-- START Data block --

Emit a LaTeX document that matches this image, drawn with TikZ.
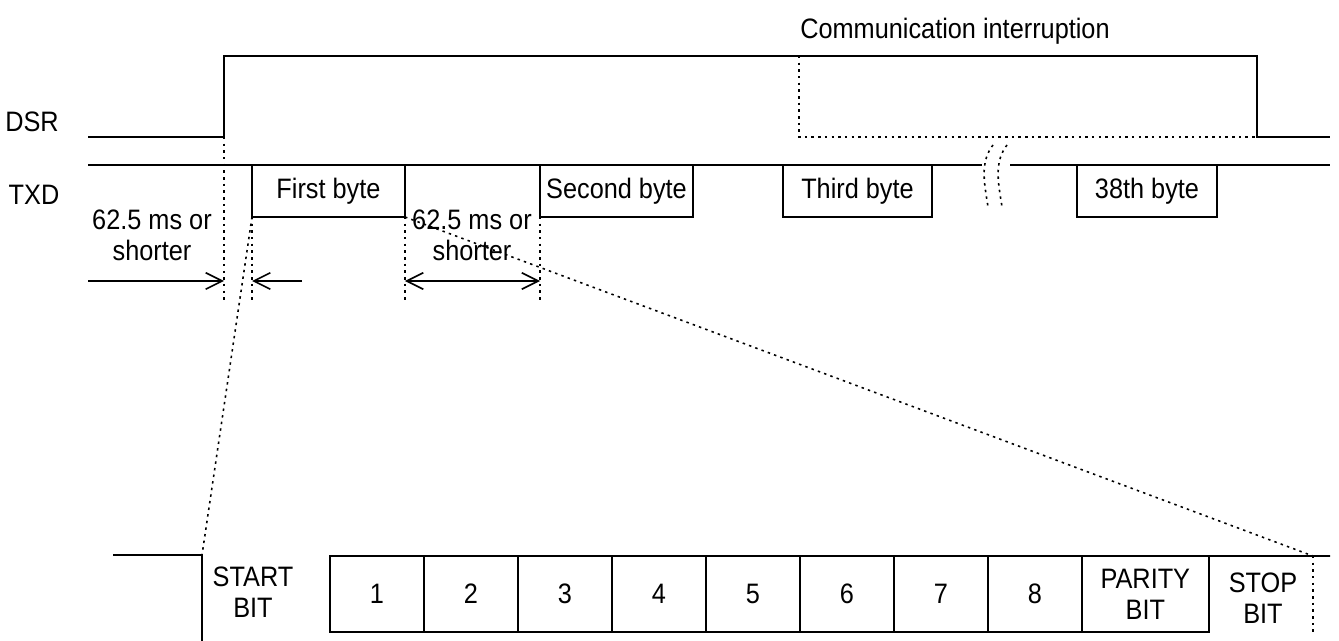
\documentclass[tikz,border=0pt]{standalone}
\usepackage{fontspec}
\setmainfont{Liberation Sans}[FakeStretch=0.9]
\usetikzlibrary{arrows.meta,positioning}

\tikzset{
  bytebox/.style={draw, minimum height=1.04cm, inner sep=0pt, outer sep=0pt},
  bitcell/.style={draw, minimum width=1.88cm, minimum height=1.52cm, inner sep=0pt, outer sep=0pt, align=center},
  guide/.style={dash pattern=on 1.4pt off 2.4pt},
  dimline/.style={-{Straight Barb[length=3.3mm,width=3.3mm]}},
  both/.style={{Straight Barb[length=3.3mm,width=3.3mm]}-{Straight Barb[length=3.3mm,width=3.3mm]}}
}

\begin{document}
\begin{tikzpicture}[x=0.02cm, y=-0.02cm, line width=0.9pt,
    every node/.style={font=\fontsize{16pt}{17.5pt}\selectfont}]
  \useasboundingbox (0,0) rectangle (1339,641);

  %%%%% DSR %%%%%
  \node (dsr) at (32,122) {DSR};
  \coordinate (dsrL)    at (88,137);
  \coordinate (dsrRise) at (224,137);
  \coordinate (dsrHi)   at (224,56);
  \coordinate (ciTop)   at (799,56);
  \coordinate (dsrFall) at (1257,56);
  \coordinate (dsrLo)   at (1257,137);
  \coordinate (dsrR)    at (1330,137);
  \draw (dsrL) -- (dsrRise) -- (dsrHi) -- (dsrFall) -- (dsrLo) -- (dsrR);
  \draw[guide] (ciTop) -- (ciTop |- dsrLo) -- (dsrLo);
  \node (ci) at (955,31) {Communication interruption};

  %%%%% TXD %%%%%
  \node (txd) at (34,195) {TXD};
  \coordinate (txdL) at (88,165);
  \coordinate (brkL) at (982,165);
  \coordinate (brkR) at (1010,165);
  \coordinate (txdR) at (1330,165);
  \draw (txdL) -- (brkL);
  \draw (brkR) -- (txdR);
  \node[bytebox, minimum width=3.06cm] (first)  at (328.5,191) {First byte};
  \node[bytebox, minimum width=3.06cm] (second) at (616.5,191) {Second byte};
  \node[bytebox, minimum width=2.98cm] (third)  at (857.5,191) {Third byte};
  \node[bytebox, minimum width=2.80cm] (last)   at (1147,191)  {38th byte};

  % break in the line
  \draw[guide] (993,145) .. controls (979,163) and (985,186) .. (988,207);
  \draw[guide] (1007,145) .. controls (993,163) and (999,186) .. (1002,207);

  %%%%% gaps %%%%%
  \coordinate (gy) at (0,300);
  \coordinate (ay) at (0,281);
  \draw[guide] (dsrRise) -- (dsrRise |- gy);
  \draw[guide] (first.south west) -- (first.south west |- gy);
  \draw[guide] (first.south east) -- (first.south east |- gy);
  \draw[guide] (second.south west) -- (second.south west |- gy);

  \coordinate (arrL) at (88,281);
  \coordinate (arrR) at (302,281);
  \draw[dimline] (arrL) -- (dsrRise |- ay);
  \draw[dimline] (arrR) -- (first.south west |- ay);
  \draw[both] (first.south east |- ay) -- (second.south west |- ay);

  \node[align=center] (gapA) at (152,235) {62.5 ms or\\shorter};
  \node[align=center] (gapB) at (472,235) {62.5 ms or\\shorter};

  %%%%% one byte %%%%%
  \coordinate (lowL)  at (113,555);
  \coordinate (dropT) at (202,555);
  \coordinate (dropB) at (202,641);
  \draw (lowL) -- (dropT) -- (dropB);
  \node[align=center] (startbit) at (253,592) {START\\BIT};

  \node[bitcell] (b1) at (377,594) {1};
  \foreach \i [count=\p from 1] in {2,...,8}
    \node[bitcell, right=0pt of b\p] (b\i) {\i};
  \node[bitcell, minimum width=2.54cm, right=0pt of b8] (parity) {PARITY\\BIT};

  \coordinate (frameR)  at (1330,556);
  \coordinate (stopEnd) at (1313,556);
  \draw (parity.north east) -- (frameR);
  \draw[guide] (stopEnd) -- (stopEnd |- parity.south);
  \node[align=center] (stopbit) at (1263,598) {STOP\\BIT};

  % zoom lines
  \draw[guide] (first.south west) -- (dropT);
  \draw[guide] (first.south east) -- (stopEnd);
\end{tikzpicture}
\end{document}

-- END Data block --

__Direction__
Write out the listing above again, exactly, but with no pictures in the copy.

__Output of the task__
Emit a LaTeX document that matches this image, drawn with TikZ.
\documentclass[tikz,border=0pt]{standalone}
\usepackage{fontspec}
\setmainfont{Liberation Sans}[FakeStretch=0.9]
\usetikzlibrary{arrows.meta,positioning}

\tikzset{
  bytebox/.style={draw, minimum height=1.04cm, inner sep=0pt, outer sep=0pt},
  bitcell/.style={draw, minimum width=1.88cm, minimum height=1.52cm, inner sep=0pt, outer sep=0pt, align=center},
  guide/.style={dash pattern=on 1.4pt off 2.4pt},
  dimline/.style={-{Straight Barb[length=3.3mm,width=3.3mm]}},
  both/.style={{Straight Barb[length=3.3mm,width=3.3mm]}-{Straight Barb[length=3.3mm,width=3.3mm]}}
}

\begin{document}
\begin{tikzpicture}[x=0.02cm, y=-0.02cm, line width=0.9pt,
    every node/.style={font=\fontsize{16pt}{17.5pt}\selectfont}]
  \useasboundingbox (0,0) rectangle (1339,641);

  %%%%% DSR %%%%%
  \node (dsr) at (32,122) {DSR};
  \coordinate (dsrL)    at (88,137);
  \coordinate (dsrRise) at (224,137);
  \coordinate (dsrHi)   at (224,56);
  \coordinate (ciTop)   at (799,56);
  \coordinate (dsrFall) at (1257,56);
  \coordinate (dsrLo)   at (1257,137);
  \coordinate (dsrR)    at (1330,137);
  \draw (dsrL) -- (dsrRise) -- (dsrHi) -- (dsrFall) -- (dsrLo) -- (dsrR);
  \draw[guide] (ciTop) -- (ciTop |- dsrLo) -- (dsrLo);
  \node (ci) at (955,31) {Communication interruption};

  %%%%% TXD %%%%%
  \node (txd) at (34,195) {TXD};
  \coordinate (txdL) at (88,165);
  \coordinate (brkL) at (982,165);
  \coordinate (brkR) at (1010,165);
  \coordinate (txdR) at (1330,165);
  \draw (txdL) -- (brkL);
  \draw (brkR) -- (txdR);
  \node[bytebox, minimum width=3.06cm] (first)  at (328.5,191) {First byte};
  \node[bytebox, minimum width=3.06cm] (second) at (616.5,191) {Second byte};
  \node[bytebox, minimum width=2.98cm] (third)  at (857.5,191) {Third byte};
  \node[bytebox, minimum width=2.80cm] (last)   at (1147,191)  {38th byte};

  % break in the line
  \draw[guide] (993,145) .. controls (979,163) and (985,186) .. (988,207);
  \draw[guide] (1007,145) .. controls (993,163) and (999,186) .. (1002,207);

  %%%%% gaps %%%%%
  \coordinate (gy) at (0,300);
  \coordinate (ay) at (0,281);
  \draw[guide] (dsrRise) -- (dsrRise |- gy);
  \draw[guide] (first.south west) -- (first.south west |- gy);
  \draw[guide] (first.south east) -- (first.south east |- gy);
  \draw[guide] (second.south west) -- (second.south west |- gy);

  \coordinate (arrL) at (88,281);
  \coordinate (arrR) at (302,281);
  \draw[dimline] (arrL) -- (dsrRise |- ay);
  \draw[dimline] (arrR) -- (first.south west |- ay);
  \draw[both] (first.south east |- ay) -- (second.south west |- ay);

  \node[align=center] (gapA) at (152,235) {62.5 ms or\\shorter};
  \node[align=center] (gapB) at (472,235) {62.5 ms or\\shorter};

  %%%%% one byte %%%%%
  \coordinate (lowL)  at (113,555);
  \coordinate (dropT) at (202,555);
  \coordinate (dropB) at (202,641);
  \draw (lowL) -- (dropT) -- (dropB);
  \node[align=center] (startbit) at (253,592) {START\\BIT};

  \node[bitcell] (b1) at (377,594) {1};
  \foreach \i [count=\p from 1] in {2,...,8}
    \node[bitcell, right=0pt of b\p] (b\i) {\i};
  \node[bitcell, minimum width=2.54cm, right=0pt of b8] (parity) {PARITY\\BIT};

  \coordinate (frameR)  at (1330,556);
  \coordinate (stopEnd) at (1313,556);
  \draw (parity.north east) -- (frameR);
  \draw[guide] (stopEnd) -- (stopEnd |- parity.south);
  \node[align=center] (stopbit) at (1263,598) {STOP\\BIT};

  % zoom lines
  \draw[guide] (first.south west) -- (dropT);
  \draw[guide] (first.south east) -- (stopEnd);
\end{tikzpicture}
\end{document}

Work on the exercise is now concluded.